Complete cessation from 2027
Although the TTF price has fallen, it is still high compared with historic levels. Behind this is also a far-reaching upheaval of the gas market in Europe. The former main supplier, Russia, was replaced by imports of liquefied natural gas (LNG) following the large-scale Russian invasion of Ukraine. Russia now supplies only a fraction of its former quantities by pipeline via Ukraine and Turkey. The EU even wants to forego Russian gas and oil completely from 2027.
Europe's greater dependence on LNG supplies also means that European prices will be subject to greater fluctuations. While pipelines bind suppliers and buyers together, LNG deliveries open up the whole world to an importer. However, Europe is competing on the global natural gas market primarily with Asian countries such as Japan, South Korea and China.
Experts from the energy market service provider Icis write that the price fluctuations and also the relatively high prices are a "new normal" – at least until 2025. Until then, they say, no new LNG volumes will come onto the market and supply will be tight. We have seen in recent weeks what this means. Threats of strikes at three large LNG plants in Australia caused prices in Europe to shoot up by 40 percent – even though the volumes were not intended for Europe. With the strike averted, the price also dropped again.
The episode shows that even distant events can have a great impact. Russia supplied a large part of its natural gas under long-term contracts, which offer more price certainty. For this, a buyer has to commit for a long time. In the case of LNG, Europeans are currently buying mainly on a short-term basis, which makes them more vulnerable to price fluctuations.
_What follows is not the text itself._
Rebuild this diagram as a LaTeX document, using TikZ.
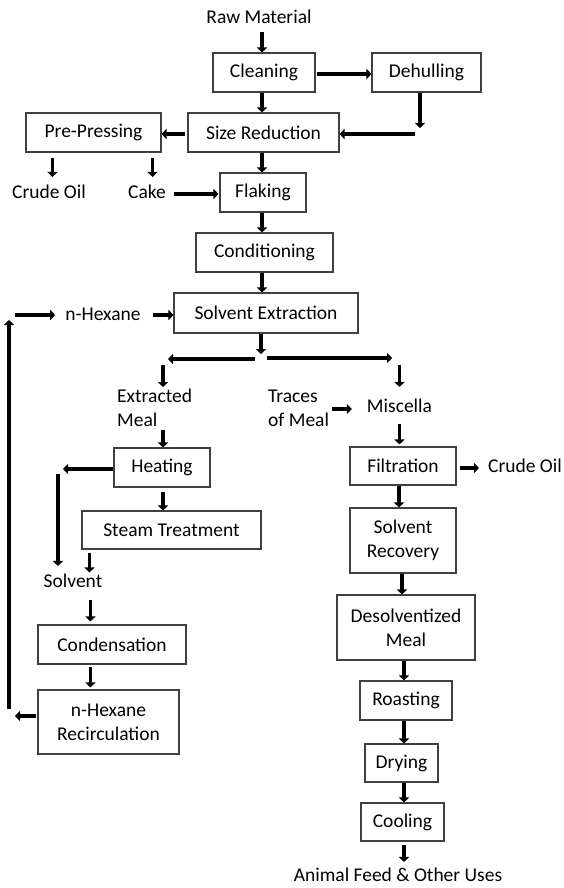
\documentclass[tikz,border=0pt]{standalone}
\usepackage{fontspec}
\setmainfont{Carlito}
\usetikzlibrary{arrows.meta,calc}
\begin{document}
\begin{tikzpicture}[x=1pt,y=-1pt,
  every node/.style={font=\fontsize{19.5}{24}\selectfont, text=black},
  box/.style={draw=black!75, line width=1.1pt, inner sep=0pt, minimum height=39pt, align=center},
  txt/.style={inner sep=0pt},
  lbl/.style={inner sep=0pt, align=left},
  arr/.style={line width=3.8pt, -{Triangle[length=5pt,width=10pt]}},
]
\fill[white] (0,0) rectangle (564,888);
\useasboundingbox (0,0) rectangle (564,888);

% nodes
\node[txt] (raw) at (259,17) {Raw Material};
\node[box, minimum width=102pt] (clean) at (264,72.5) {Cleaning};
\node[box, minimum width=109pt] (dehull) at (426.5,72.5) {Dehulling};
\node[box, minimum width=151pt] (sizered) at (263.5,132.5) {Size Reduction};
\node[box, minimum width=135pt] (prepress) at (93.5,132.5) {Pre-Pressing};
\node[txt] (crude1) at (49,192) {Crude Oil};
\node[txt] (cake) at (147,192) {Cake};
\node[box, minimum width=86pt] (flaking) at (263,192.5) {Flaking};
\node[box, minimum width=137pt] (cond) at (264.5,252.5) {Conditioning};
\node[box, minimum width=184pt, minimum height=40pt] (solvext) at (266,313) {Solvent Extraction};
\node[txt] (nhex) at (103,314) {n-Hexane};
\node[lbl, anchor=north west] (extr) at (117,389) {Extracted\\Meal};
\node[lbl, anchor=west] (traces) at (268,408) {Traces\\of Meal};
\node[txt] (misc) at (399.5,406) {Miscella};
\node[box, minimum width=96pt] (heating) at (162,467.5) {Heating};
\node[box, minimum width=179pt, minimum height=38pt] (steam) at (171.5,530) {Steam Treatment};
\node[txt] (solvent) at (73,581) {Solvent};
\node[box, minimum width=148pt] (condens) at (112,644.5) {Condensation};
\node[box, minimum width=141pt, minimum height=64pt] (nhexrec) at (108.5,722) {n-Hexane\\Recirculation};
\node[box, minimum width=106pt, minimum height=38pt] (filtr) at (403,466) {Filtration};
\node[txt] (crude2) at (525,466) {Crude Oil};
\node[box, minimum width=106pt, minimum height=65pt] (solrec) at (403,540.5) {Solvent\\Recovery};
\node[box, minimum width=138pt, minimum height=65pt] (desolv) at (406,627.5) {Desolventized\\Meal};
\node[box, minimum width=92pt] (roast) at (406,700.5) {Roasting};
\node[box, minimum width=73pt, minimum height=38pt] (drying) at (401.5,763) {Drying};
\node[box, minimum width=83pt, minimum height=38pt] (cooling) at (402.5,822) {Cooling};
\node[txt] (animal) at (398,875) {Animal Feed \& Other Uses};

% free-end coordinates
\coordinate (dhA) at (420,128);
\coordinate (dhB) at (415,134);
\coordinate (fork) at (261,359);
\coordinate (forkL) at (168,359);
\coordinate (forkR) at (392,358);
\coordinate (retB) at (9,709);
\coordinate (retT) at (9,320);
\coordinate (retH) at (15,315);
\coordinate (hL) at (63,469);
\coordinate (vT) at (58,474);
\coordinate (nrL) at (15,716);

% main column
\draw[arr] ([xshift=3pt,yshift=-8pt]raw.south) -- ([xshift=3pt]raw.south |- clean.north);
\draw[arr, shorten <=1pt] ([yshift=-1.5pt]clean.east) -- ([yshift=-1.5pt]dehull.west);
\draw[arr] ([xshift=-6.5pt]dehull.south) -- (dhA);
\draw[arr] (dhB) -- (dhB -| sizered.east);
\draw[arr] ([xshift=-2pt]clean.south) -- ([xshift=-2pt]clean.south |- sizered.north);
\draw[arr, shorten <=2pt] ([yshift=-1.5pt]sizered.west) -- ([yshift=-1.5pt]prepress.east);
\draw[arr] ([xshift=27pt,yshift=-5pt]prepress.south west) -- ([xshift=27pt,yshift=8pt]prepress.south west |- crude1.north);
\draw[arr] ([xshift=-9pt,yshift=-5pt]prepress.south east) -- ([xshift=-9pt,yshift=8pt]prepress.south east |- cake.north);
\draw[arr, shorten >=1pt] ([xshift=8pt,yshift=-2pt]cake.east) -- ([yshift=-2pt]cake.east -| flaking.west);
\draw[arr] ([xshift=-1.5pt]sizered.south) -- ([xshift=-1.5pt]sizered.south |- flaking.north);
\draw[arr] ([xshift=-1pt]flaking.south) -- ([xshift=-1pt]flaking.south |- cond.north);
\draw[arr] ([xshift=-2.5pt]cond.south) -- ([xshift=-2.5pt]cond.south |- solvext.north);

% solvent loop
\draw[arr, line width=4.5pt] (retB) -- (retT);
\draw[arr, shorten >=10pt] (retH) -- (retH -| nhex.west);
\draw[arr, shorten <=12pt] ([yshift=-1pt]nhex.east) -- ([yshift=-1pt]nhex.east -| solvext.west);
\draw[arr] ([xshift=-5pt]solvext.south) -- ([yshift=5pt]fork);
\draw[arr] ([xshift=-6pt]fork) -- (forkL);
\draw[arr] ([xshift=6pt,yshift=1pt]fork) -- (forkR);

% left branch
\draw[arr] ([xshift=1pt,yshift=-6pt]heating.north |- fork) -- ([xshift=1pt,yshift=2pt]heating.north |- extr.north);
\draw[arr] ([xshift=1pt,yshift=-3pt]heating.north |- extr.south) -- ([xshift=1pt]heating.north);
\draw[arr] ([yshift=-1.5pt]heating.west) -- (hL);
\draw[arr, shorten >=8pt] (vT) -- (vT |- solvent.north);
\draw[arr, shorten <=4pt] ([xshift=1pt]heating.south) -- ([xshift=1pt]heating.south |- steam.north);
\draw[arr, shorten <=3pt] ([xshift=8pt]steam.south west) -- ([xshift=8pt,yshift=1.5pt]steam.south west |- solvent.north);
\draw[arr, shorten <=12pt, shorten >=3pt] ([xshift=53pt]condens.north west |- solvent.south) -- ([xshift=53pt]condens.north west);
\draw[arr, shorten <=2pt, shorten >=2pt] ([xshift=53pt]condens.south west) -- ([xshift=53pt]condens.south west |- nhexrec.north);
\draw[arr, shorten <=1pt] ([yshift=6pt]nhexrec.west) -- (nrL);

% right branch
\draw[arr] ([yshift=-6pt]misc.north |- fork) -- ([yshift=12pt]misc.north);
\draw[arr, shorten <=3pt, shorten >=15pt] ([yshift=-1pt]traces.east) -- ([yshift=-1pt]traces.east -| misc.west);
\draw[arr, shorten <=11pt, shorten >=2pt] (misc.south) -- (misc.south |- filtr.north);
\draw[arr, shorten <=3pt, shorten >=9pt] ([yshift=-2pt]filtr.east) -- ([yshift=-2pt]filtr.east -| crude2.west);
\draw[arr] ([xshift=-4pt]filtr.south) -- ([xshift=-4pt]filtr.south |- solrec.north);
\draw[arr] ([xshift=-1pt]solrec.south) -- ([xshift=-1pt]solrec.south |- desolv.north);
\draw[arr] ([xshift=-2pt]desolv.south) -- ([xshift=-2pt]desolv.south |- roast.north);
\draw[arr] ([xshift=-2pt]roast.south) -- ([xshift=-2pt]roast.south |- drying.north);
\draw[arr] ([xshift=2.5pt]drying.south) -- ([xshift=2.5pt]drying.south |- cooling.north);
\draw[arr, shorten <=3pt] ([xshift=1.5pt]cooling.south) -- ([xshift=1.5pt,yshift=6pt]cooling.south |- animal.north);
\end{tikzpicture}
\end{document}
A cold winter would be difficult
The coming winter will be the next test for the European gas market. "The situation is more relaxed than last year, but it is still too early to give the all-clear," says Thomas Hegglin of the Swiss Gas Industry Association. From the point of view of the Baar-based energy company MET Group, Europe should be able to cope well with an averagely cold winter. However, an extremely cold winter could lead to a nasty surprise.
Besides the temperature, there are other question marks: problems in Europe could be intensified if demand in Asia is also high at the same time. Much depends on whether China manages an economic comeback. At present, however, the situation is gloomy.
In addition, there is the question of how much natural gas is needed to produce electricity. Last year, a significant proportion of the French nuclear power plants were out of action due to maintenance work. These are currently producing significantly more than in the previous year. In addition, it is questionable how much pipeline gas and LNG will come from Russia, which is mainly a political issue.
Meanwhile, the federal government advises businesses and the population to use the time to prepare for next winter. Thus, dual-fuel systems that can be operated with gas and heating oil are to be ready for use for the heating season, and heating oil tanks are to be filled up.
Hegglin of the Gas Industry Association also points out that the industry still has to hold around 15 percent of annual gas consumption in storage facilities abroad. Switzerland itself has no gas reserves of its own. A solidarity agreement with Germany and Italy, which would guarantee the supply of gas in the event of a crisis, is still pending. However, Bern has already been able to conclude a bilateral agreement with Italy to help each other in the event of a gas shortage.